Last sunday a customer suffered a power outage for a few hours. Unfortunately the DataCore Storage Server in the affected datacenter weren’t shutdown and therefore it crashed. After the power was back, the Storage Server was started and the recoveries for the mirrored virtual disks started. Hours later, three mirrored virtual disks were still running full recoveries and the recovery for each of them failed repeatedly.

Patrick Terlisten/ vcloudnine.de/ Creative Commons CC0

The recovery ran until a specific point, failed and started again. When the recovery failed, several events were logged on the Storage Server in the other datacenter (the Storage Server that wasn’t affected from the power outage):

Source: DcsPool, Event ID: 29

The DataCore Pool driver has detected that pool disk 33 failed I/O with status C0000185.

Source: disk, Event ID: 7

The device, DeviceHarddisk33DR33, has a bad block.

Source: Cissesrv, Event ID: 24606

Logical drive 2 of array controller P812 located in server slot 4 returned a fatal error during a read/write request from/to the volume.

Logical block address 391374848, block count 1024 and command 32 were taken from the failed logical I/O request.

Array controller P812 located in server slot 4 is also reporting that the last physical drive to report a fatal error condition (associated with this logical request), is located in bay 18 of box 1 connected to port 1E

The DataCore support quickly confirmed what we already knew: We had trouble with the backend storage on the DataCore Storage Server that was serving the full recovies for the recovering Storage Server. The full recoveries ran until the point at which a non-readable block was hit. Clearly a problem with the backend storage.

Summary

To summarize this very painful situation:

VMFS datastore with productive VMs on DataCore mirrored virtual disks with no redundancy
Trouble with the backend storage on the DataCore Storage Server, that was serving the mirrored virtual disks with no redundancy

Next steps

The customer and I decided to evacuate the VMs from the three affected datastores (each mirrored virtual disks represents a VMFS datastore). To avoid more trouble, we decided to split the unhealthy mirrors. So we had three single virtual disks. After the shutdown of the VMs on the affected datastores, we started a single storage vMotions at a time to move the VMs to other datastores. This worked until the storage vMotion hit the non-readable blocks. The storage vMotions failed and the single virtual disks went also into the status “Failed”. After that, we mounted the single virtual disks from the other DataCore Storage Server (that one, that was affected from the power outage and which was running the full recoveries). We expected that the VMFS on the single virtual disks was broken, but to our suprise we were able to mount the datastores. We moved the VMs from the datastores to other datastores. This process was flawless. Just to make this clear: We were able to mount the VMFS on virtual disks, that were in the status “Full Recovery pending”. I was quite sure that there was garbage on the disks, especially if you consider, that there was a full recovery running that never finished.

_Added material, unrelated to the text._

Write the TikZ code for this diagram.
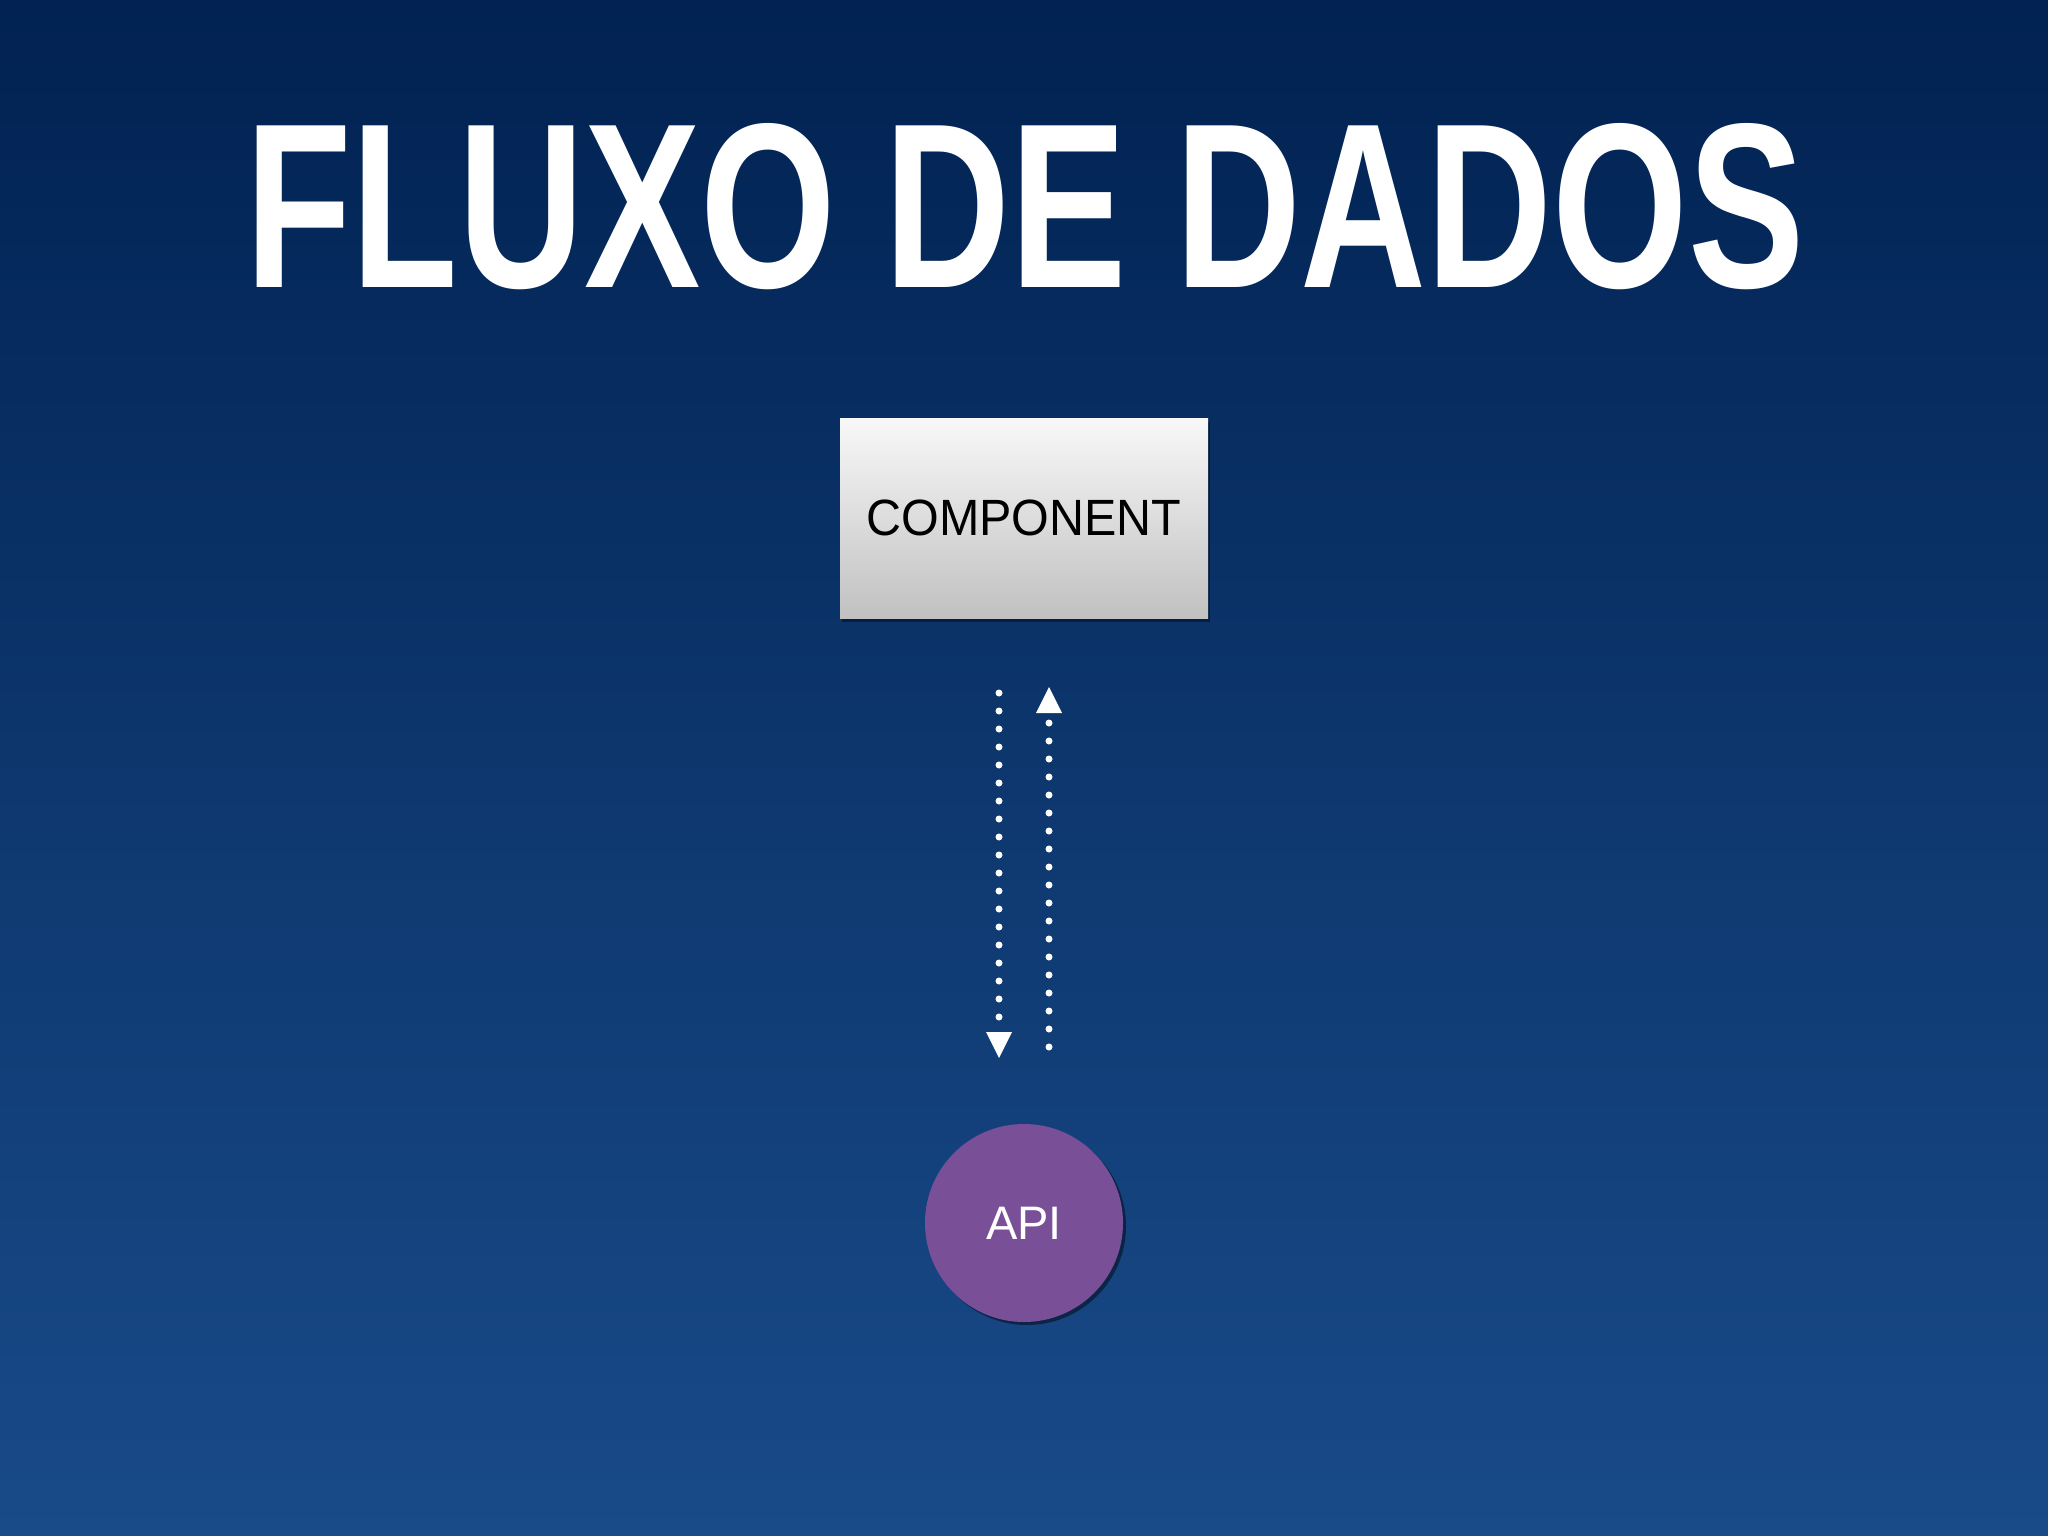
\documentclass[tikz,border=0pt]{standalone}
\usepackage{fontspec}
\setmainfont{Liberation Sans}
\newfontfamily\titlefont[FakeStretch=0.742]{Liberation Sans}
\newfontfamily\boxfont[FakeStretch=0.95]{Liberation Sans}
\usetikzlibrary{arrows.meta,shadows}
\definecolor{bgtop}{RGB}{1,34,82}
\definecolor{bgbot}{RGB}{25,75,137}
\definecolor{boxtop}{RGB}{248,248,248}
\definecolor{boxbot}{RGB}{193,193,193}
\definecolor{apipurple}{RGB}{121,80,152}
\tikzset{
  compbox/.style={rectangle, minimum width=368pt, minimum height=200pt, inner sep=0pt,
    top color=boxtop, bottom color=boxbot,
    drop shadow={shadow xshift=2pt, shadow yshift=-4pt, opacity=0.4, fill=black},
    font=\boxfont\fontsize{51}{51}\selectfont, text=black},
  apinode/.style={circle, minimum size=198pt, inner sep=0pt, fill=apipurple,
    drop shadow={shadow xshift=3pt, shadow yshift=-3pt, opacity=0.45, fill=black},
    font=\fontsize{47}{47}\selectfont, text=white},
  titletext/.style={anchor=base, text=white, inner sep=0pt,
    font=\titlefont\bfseries\fontsize{235}{235}\selectfont},
  dotarrow/.style={white, line width=7pt, line cap=round, dash pattern=on 0pt off 18pt,
    -{Triangle[width=26pt,length=26pt,line width=0pt]}}
}
\begin{document}
\begin{tikzpicture}[x=1pt,y=-1pt]
\useasboundingbox (0,0) rectangle (2048,1536);
\shade[top color=bgtop, bottom color=bgbot] (0,0) rectangle (2048,1536);
\node[titletext] (title) at (1025,287) {FLUXO DE DADOS};
\node[compbox] (comp) at (1024,518) {COMPONENT};
\node[apinode] (api) at (1024,1223) {API};
\coordinate (d1) at (999,693);
\coordinate (d2) at (999,1058);
\coordinate (u1) at (1049,1047);
\coordinate (u2) at (1049,687);
\draw[dotarrow] (d1) -- (d2);
\draw[dotarrow] (u1) -- (u2);
\end{tikzpicture}
\end{document}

The only way to remove the logical block errors is to rebuild the logical drive on the RAID controller. This means:

Pray for good luck
Break all mirrored virtual disks
Remove the resulting single virtual disks
Remove the disks from the DataCore disk pool
Remove the DataCore disk pool
Remove the logical drives on the RAID controller
Remove the arrays on the RAID controller
Replace the faulty physical disks
Rebuild the arrays
Rebuild the logical drives
Create a new DataCore disk pool
Add disks to the DataCore disk pool
Add mirrors to the single virtual disks
Wait until the full recoveries have finished
Treat yourself to a beer

Final words

This was very, very painful and, unfortunately, not the first time I had to do this for this customer. The customer is in close contact to the vendor of the backend storage to identify the root cause.